* Start EXERCISE INPUTS *
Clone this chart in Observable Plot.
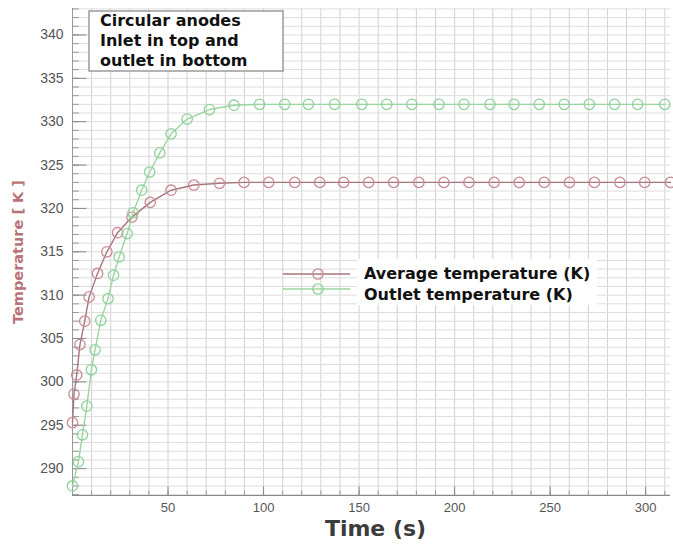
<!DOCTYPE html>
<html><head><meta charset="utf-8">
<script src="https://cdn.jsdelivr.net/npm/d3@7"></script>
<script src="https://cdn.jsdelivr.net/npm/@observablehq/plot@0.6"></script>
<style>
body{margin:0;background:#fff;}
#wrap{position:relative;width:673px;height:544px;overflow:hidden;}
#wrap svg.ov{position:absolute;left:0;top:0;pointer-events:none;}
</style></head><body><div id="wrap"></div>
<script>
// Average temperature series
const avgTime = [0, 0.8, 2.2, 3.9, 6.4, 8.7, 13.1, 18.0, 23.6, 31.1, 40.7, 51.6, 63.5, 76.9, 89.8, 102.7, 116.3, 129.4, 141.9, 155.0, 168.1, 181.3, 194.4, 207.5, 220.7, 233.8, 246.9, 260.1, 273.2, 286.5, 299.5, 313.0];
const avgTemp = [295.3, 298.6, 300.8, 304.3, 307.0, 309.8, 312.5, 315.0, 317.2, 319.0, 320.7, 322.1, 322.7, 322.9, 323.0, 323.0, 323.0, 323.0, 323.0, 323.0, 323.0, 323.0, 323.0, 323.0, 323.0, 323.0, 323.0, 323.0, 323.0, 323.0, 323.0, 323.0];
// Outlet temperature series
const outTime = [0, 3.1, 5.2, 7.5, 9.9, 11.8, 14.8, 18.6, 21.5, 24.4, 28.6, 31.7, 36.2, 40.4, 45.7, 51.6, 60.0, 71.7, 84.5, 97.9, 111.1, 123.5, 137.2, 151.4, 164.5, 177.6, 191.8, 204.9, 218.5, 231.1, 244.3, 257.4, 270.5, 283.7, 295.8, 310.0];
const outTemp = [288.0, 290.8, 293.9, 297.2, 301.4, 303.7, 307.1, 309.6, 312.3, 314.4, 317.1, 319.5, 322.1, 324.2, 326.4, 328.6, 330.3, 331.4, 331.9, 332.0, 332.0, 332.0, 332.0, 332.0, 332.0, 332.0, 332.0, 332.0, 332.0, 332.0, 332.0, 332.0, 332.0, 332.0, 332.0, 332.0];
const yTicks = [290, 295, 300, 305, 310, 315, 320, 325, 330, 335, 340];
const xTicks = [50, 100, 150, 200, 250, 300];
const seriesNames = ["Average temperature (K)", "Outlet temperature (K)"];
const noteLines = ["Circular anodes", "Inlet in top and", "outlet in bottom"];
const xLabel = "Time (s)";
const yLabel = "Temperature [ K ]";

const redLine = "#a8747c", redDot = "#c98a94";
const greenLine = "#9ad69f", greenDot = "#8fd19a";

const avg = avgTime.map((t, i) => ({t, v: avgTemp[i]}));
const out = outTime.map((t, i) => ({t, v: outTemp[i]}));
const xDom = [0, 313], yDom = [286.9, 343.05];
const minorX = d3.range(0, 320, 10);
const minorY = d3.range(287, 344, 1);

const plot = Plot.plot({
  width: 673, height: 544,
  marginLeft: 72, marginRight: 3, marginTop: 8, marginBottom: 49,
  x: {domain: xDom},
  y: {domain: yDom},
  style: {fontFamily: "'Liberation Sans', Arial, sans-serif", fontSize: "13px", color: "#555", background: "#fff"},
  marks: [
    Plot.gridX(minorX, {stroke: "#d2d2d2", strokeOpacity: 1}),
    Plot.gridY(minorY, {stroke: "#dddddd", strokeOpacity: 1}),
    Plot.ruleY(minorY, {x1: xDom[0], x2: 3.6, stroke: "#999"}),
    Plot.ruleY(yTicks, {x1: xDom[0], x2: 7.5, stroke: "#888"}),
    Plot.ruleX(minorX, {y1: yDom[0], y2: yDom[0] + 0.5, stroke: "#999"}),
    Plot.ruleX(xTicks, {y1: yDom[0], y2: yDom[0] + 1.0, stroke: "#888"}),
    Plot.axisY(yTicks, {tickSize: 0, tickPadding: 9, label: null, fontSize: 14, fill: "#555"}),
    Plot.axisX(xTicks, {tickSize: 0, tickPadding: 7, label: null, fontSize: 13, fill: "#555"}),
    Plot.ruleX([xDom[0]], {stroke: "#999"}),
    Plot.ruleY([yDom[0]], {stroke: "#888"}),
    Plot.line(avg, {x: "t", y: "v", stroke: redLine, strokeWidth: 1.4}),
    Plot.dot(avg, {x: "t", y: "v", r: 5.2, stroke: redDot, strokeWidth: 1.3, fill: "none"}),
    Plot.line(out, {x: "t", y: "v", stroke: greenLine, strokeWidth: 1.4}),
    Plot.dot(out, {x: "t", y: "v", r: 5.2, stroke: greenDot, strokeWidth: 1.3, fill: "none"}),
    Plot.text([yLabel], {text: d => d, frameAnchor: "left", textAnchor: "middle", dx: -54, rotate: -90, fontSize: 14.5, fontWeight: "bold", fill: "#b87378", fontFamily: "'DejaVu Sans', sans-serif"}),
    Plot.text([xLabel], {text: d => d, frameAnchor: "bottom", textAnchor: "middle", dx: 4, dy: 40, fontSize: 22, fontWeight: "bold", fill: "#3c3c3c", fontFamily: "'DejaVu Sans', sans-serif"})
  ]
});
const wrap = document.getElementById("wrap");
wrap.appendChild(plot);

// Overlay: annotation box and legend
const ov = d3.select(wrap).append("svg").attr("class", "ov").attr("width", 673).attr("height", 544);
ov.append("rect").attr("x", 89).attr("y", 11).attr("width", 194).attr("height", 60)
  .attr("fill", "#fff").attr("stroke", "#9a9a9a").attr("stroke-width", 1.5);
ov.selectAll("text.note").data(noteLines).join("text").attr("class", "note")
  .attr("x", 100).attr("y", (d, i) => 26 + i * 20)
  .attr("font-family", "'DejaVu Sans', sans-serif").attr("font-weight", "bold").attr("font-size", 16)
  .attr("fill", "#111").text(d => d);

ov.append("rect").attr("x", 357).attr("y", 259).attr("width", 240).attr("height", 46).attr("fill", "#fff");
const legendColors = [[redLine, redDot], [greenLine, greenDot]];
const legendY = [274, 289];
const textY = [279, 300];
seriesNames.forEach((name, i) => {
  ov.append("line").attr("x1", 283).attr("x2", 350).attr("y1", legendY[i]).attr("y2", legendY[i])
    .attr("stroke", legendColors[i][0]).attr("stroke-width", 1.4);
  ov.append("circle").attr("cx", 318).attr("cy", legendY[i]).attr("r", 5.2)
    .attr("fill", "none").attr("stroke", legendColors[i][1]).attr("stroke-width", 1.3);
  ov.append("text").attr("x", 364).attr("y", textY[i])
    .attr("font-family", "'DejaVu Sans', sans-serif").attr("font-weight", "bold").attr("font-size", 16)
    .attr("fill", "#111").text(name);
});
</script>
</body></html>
* End EXERCISE INPUTS *
* Start EXERCISE INPUTS *
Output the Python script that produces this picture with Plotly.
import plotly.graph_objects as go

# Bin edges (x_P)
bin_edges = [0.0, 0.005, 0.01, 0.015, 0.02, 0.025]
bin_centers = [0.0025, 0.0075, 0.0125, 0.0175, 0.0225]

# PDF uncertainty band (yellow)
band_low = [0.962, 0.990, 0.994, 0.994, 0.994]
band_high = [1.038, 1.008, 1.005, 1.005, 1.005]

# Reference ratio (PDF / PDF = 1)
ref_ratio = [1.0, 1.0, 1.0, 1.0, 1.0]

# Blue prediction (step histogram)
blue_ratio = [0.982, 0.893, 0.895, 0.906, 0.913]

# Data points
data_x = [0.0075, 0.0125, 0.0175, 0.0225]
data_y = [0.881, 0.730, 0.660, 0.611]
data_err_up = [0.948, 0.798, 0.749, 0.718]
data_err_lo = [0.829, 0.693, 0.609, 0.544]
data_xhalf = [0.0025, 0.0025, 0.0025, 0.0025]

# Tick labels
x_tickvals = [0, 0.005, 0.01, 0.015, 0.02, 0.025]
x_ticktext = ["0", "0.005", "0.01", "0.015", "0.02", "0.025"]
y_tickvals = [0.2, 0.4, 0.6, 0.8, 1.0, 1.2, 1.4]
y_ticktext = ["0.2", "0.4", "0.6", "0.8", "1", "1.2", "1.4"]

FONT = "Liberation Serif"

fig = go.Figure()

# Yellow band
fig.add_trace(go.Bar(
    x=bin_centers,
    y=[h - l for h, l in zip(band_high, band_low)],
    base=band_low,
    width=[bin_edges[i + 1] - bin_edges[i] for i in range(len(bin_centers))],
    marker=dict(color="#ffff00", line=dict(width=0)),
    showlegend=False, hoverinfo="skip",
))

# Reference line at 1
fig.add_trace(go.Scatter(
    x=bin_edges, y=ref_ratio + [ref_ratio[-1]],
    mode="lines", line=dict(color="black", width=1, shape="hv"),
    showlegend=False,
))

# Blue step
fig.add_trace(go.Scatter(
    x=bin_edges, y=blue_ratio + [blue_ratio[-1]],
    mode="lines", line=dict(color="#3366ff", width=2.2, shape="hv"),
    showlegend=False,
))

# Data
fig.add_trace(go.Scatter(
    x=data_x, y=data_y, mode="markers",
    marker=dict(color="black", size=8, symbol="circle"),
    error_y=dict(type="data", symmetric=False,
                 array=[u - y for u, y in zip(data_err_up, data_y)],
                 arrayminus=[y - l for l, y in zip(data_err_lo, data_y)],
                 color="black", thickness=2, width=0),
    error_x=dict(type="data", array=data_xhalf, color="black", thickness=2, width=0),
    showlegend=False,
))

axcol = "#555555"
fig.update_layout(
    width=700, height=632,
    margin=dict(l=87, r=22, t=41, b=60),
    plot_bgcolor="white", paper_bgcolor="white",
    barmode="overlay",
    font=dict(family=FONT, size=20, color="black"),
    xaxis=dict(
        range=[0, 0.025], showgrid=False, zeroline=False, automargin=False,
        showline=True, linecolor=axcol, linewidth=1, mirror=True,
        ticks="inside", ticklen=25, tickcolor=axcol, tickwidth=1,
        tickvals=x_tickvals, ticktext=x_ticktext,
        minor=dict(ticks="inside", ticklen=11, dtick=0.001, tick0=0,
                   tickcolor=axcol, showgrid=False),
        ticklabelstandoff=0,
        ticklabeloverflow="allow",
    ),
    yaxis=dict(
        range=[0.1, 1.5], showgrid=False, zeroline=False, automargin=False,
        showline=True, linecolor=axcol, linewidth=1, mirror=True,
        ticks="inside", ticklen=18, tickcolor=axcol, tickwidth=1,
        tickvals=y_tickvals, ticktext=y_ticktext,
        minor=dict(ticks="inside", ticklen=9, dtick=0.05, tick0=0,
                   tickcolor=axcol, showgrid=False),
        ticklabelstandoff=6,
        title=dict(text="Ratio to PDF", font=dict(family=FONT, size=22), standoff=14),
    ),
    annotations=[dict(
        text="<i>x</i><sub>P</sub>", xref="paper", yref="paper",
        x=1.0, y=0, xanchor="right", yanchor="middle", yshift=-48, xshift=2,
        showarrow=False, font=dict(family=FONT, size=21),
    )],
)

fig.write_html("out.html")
* End EXERCISE INPUTS *
* Start EXERCISE INPUTS *
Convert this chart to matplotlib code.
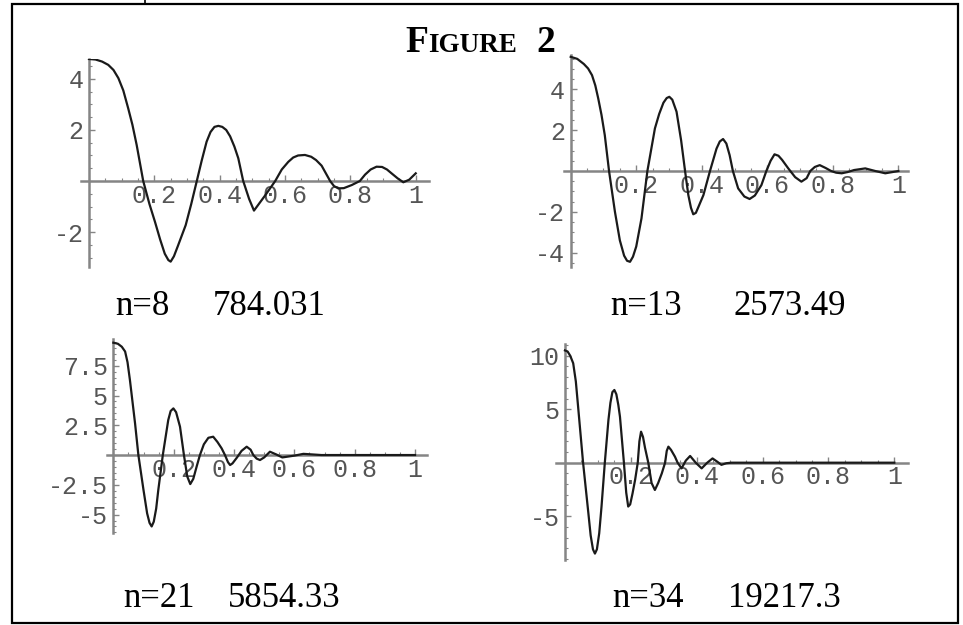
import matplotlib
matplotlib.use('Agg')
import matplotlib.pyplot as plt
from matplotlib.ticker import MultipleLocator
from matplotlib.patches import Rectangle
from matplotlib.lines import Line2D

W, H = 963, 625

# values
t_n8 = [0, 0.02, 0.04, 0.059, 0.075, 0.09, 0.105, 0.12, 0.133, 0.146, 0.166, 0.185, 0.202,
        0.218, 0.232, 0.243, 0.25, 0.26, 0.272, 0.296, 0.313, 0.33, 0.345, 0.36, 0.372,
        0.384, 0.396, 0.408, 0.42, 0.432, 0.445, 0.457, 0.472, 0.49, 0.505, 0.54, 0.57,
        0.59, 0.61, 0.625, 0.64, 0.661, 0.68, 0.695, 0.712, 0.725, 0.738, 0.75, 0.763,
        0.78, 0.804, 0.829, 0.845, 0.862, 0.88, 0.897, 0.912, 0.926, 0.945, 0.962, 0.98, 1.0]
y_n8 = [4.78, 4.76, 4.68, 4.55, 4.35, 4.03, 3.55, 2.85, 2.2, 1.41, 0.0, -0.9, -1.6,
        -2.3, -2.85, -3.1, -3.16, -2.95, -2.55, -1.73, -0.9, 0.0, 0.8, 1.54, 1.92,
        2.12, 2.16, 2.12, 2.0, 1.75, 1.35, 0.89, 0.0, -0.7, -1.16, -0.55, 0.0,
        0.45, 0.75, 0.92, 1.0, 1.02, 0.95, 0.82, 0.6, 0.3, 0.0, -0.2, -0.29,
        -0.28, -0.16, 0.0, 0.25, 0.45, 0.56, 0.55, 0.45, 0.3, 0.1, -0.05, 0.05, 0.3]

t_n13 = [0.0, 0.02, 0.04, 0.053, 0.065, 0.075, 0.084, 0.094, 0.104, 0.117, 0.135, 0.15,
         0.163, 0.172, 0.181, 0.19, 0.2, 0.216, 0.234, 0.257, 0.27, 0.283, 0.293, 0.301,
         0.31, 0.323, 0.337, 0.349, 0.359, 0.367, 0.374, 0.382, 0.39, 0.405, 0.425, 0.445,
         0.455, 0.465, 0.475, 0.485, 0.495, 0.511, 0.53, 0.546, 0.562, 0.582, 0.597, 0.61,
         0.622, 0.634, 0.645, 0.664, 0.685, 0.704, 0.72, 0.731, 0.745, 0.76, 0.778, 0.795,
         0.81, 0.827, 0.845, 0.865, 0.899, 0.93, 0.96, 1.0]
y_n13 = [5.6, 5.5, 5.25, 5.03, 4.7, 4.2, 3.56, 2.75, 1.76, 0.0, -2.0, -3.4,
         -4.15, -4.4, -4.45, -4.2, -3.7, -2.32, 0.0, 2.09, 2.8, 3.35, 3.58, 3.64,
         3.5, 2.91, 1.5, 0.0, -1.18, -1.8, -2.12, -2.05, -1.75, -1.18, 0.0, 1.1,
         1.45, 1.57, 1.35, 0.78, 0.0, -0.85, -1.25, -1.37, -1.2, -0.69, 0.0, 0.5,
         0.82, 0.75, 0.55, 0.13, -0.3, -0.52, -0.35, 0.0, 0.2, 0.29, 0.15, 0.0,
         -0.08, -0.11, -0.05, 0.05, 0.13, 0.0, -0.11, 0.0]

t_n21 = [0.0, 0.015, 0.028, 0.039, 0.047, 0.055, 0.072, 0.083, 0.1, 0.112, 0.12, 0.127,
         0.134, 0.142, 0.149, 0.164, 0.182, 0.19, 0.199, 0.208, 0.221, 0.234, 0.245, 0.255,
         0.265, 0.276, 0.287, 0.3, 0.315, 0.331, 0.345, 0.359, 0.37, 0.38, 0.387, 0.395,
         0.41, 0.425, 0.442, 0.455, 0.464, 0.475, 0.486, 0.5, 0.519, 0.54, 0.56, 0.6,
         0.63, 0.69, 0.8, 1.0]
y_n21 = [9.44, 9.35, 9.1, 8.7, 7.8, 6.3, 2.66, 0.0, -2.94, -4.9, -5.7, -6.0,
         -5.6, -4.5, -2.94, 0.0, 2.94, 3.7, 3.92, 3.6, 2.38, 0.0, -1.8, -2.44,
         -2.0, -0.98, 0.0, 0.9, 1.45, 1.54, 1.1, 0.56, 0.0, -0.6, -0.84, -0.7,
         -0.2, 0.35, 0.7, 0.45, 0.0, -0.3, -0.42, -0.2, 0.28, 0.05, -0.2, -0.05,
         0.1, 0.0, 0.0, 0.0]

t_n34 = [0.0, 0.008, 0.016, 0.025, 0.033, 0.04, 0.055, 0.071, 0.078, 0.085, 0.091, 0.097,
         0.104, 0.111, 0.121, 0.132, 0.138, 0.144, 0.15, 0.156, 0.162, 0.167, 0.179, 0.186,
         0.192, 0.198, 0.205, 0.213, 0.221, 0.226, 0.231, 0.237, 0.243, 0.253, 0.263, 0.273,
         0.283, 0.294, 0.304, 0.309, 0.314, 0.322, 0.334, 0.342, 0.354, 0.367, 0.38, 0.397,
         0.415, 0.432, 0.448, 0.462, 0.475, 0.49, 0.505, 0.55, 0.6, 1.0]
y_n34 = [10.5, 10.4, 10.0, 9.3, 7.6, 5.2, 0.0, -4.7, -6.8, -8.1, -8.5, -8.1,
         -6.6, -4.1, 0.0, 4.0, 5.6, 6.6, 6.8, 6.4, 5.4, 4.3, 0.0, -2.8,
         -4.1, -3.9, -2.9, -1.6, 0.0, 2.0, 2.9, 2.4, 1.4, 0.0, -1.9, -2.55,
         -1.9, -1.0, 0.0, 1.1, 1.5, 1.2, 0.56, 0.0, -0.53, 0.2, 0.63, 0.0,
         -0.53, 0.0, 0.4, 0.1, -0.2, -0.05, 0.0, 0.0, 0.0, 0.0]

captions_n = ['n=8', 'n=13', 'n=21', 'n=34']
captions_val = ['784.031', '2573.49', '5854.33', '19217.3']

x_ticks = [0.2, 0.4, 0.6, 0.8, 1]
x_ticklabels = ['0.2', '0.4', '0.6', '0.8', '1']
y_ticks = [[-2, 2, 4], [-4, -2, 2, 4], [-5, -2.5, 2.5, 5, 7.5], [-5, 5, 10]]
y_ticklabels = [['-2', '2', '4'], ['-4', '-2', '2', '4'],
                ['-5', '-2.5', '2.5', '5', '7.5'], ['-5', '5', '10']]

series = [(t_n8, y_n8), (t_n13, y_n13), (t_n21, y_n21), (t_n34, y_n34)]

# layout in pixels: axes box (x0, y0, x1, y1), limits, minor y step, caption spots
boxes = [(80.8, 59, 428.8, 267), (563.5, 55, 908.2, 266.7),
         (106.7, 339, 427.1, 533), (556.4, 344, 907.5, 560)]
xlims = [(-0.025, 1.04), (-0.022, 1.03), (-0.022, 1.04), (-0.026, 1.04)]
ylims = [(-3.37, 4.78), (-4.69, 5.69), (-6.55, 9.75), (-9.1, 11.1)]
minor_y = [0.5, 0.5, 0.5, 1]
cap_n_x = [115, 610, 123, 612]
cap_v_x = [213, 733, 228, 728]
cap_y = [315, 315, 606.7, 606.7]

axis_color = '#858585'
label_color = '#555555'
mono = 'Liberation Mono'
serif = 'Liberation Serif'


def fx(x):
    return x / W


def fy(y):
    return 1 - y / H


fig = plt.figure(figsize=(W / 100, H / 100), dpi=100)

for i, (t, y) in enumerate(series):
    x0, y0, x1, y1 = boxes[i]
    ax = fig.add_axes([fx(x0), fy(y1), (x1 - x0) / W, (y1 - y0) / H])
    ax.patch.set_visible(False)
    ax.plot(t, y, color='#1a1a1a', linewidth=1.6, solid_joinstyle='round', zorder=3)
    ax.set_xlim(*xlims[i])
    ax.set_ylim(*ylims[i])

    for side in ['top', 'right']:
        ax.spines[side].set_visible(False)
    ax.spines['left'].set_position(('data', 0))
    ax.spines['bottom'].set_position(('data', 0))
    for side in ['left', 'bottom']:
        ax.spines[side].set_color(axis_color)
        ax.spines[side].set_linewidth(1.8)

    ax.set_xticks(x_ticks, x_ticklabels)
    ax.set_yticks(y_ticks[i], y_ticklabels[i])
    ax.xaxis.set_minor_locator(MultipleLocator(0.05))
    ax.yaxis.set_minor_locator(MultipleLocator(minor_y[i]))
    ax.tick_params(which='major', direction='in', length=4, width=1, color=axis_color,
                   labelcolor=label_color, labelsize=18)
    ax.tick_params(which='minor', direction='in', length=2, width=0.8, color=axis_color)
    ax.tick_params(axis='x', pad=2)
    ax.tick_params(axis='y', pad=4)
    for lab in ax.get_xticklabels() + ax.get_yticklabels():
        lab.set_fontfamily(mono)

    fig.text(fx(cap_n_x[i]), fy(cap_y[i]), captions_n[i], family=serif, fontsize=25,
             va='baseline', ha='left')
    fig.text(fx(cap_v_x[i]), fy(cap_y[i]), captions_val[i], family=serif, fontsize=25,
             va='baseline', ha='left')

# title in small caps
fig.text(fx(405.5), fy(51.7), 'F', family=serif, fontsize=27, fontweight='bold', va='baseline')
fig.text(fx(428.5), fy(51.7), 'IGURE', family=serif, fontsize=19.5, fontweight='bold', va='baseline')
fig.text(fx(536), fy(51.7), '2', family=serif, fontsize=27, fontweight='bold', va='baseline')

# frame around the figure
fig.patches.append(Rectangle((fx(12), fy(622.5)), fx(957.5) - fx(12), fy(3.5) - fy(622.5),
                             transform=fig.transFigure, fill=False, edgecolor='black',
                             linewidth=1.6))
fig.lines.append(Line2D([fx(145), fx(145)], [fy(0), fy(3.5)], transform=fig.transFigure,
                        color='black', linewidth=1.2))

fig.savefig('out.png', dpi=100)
* End EXERCISE INPUTS *
▶ [TASK STATEMENT]:
Retype exactly the lines above, from the one with "Output the Python" through the one with "fig = go.Figure()", inclusive.

▶ [FINISHED ANSWER]:
Output the Python script that produces this picture with Plotly.
import plotly.graph_objects as go

# Bin edges (x_P)
bin_edges = [0.0, 0.005, 0.01, 0.015, 0.02, 0.025]
bin_centers = [0.0025, 0.0075, 0.0125, 0.0175, 0.0225]

# PDF uncertainty band (yellow)
band_low = [0.962, 0.990, 0.994, 0.994, 0.994]
band_high = [1.038, 1.008, 1.005, 1.005, 1.005]

# Reference ratio (PDF / PDF = 1)
ref_ratio = [1.0, 1.0, 1.0, 1.0, 1.0]

# Blue prediction (step histogram)
blue_ratio = [0.982, 0.893, 0.895, 0.906, 0.913]

# Data points
data_x = [0.0075, 0.0125, 0.0175, 0.0225]
data_y = [0.881, 0.730, 0.660, 0.611]
data_err_up = [0.948, 0.798, 0.749, 0.718]
data_err_lo = [0.829, 0.693, 0.609, 0.544]
data_xhalf = [0.0025, 0.0025, 0.0025, 0.0025]

# Tick labels
x_tickvals = [0, 0.005, 0.01, 0.015, 0.02, 0.025]
x_ticktext = ["0", "0.005", "0.01", "0.015", "0.02", "0.025"]
y_tickvals = [0.2, 0.4, 0.6, 0.8, 1.0, 1.2, 1.4]
y_ticktext = ["0.2", "0.4", "0.6", "0.8", "1", "1.2", "1.4"]

FONT = "Liberation Serif"

fig = go.Figure()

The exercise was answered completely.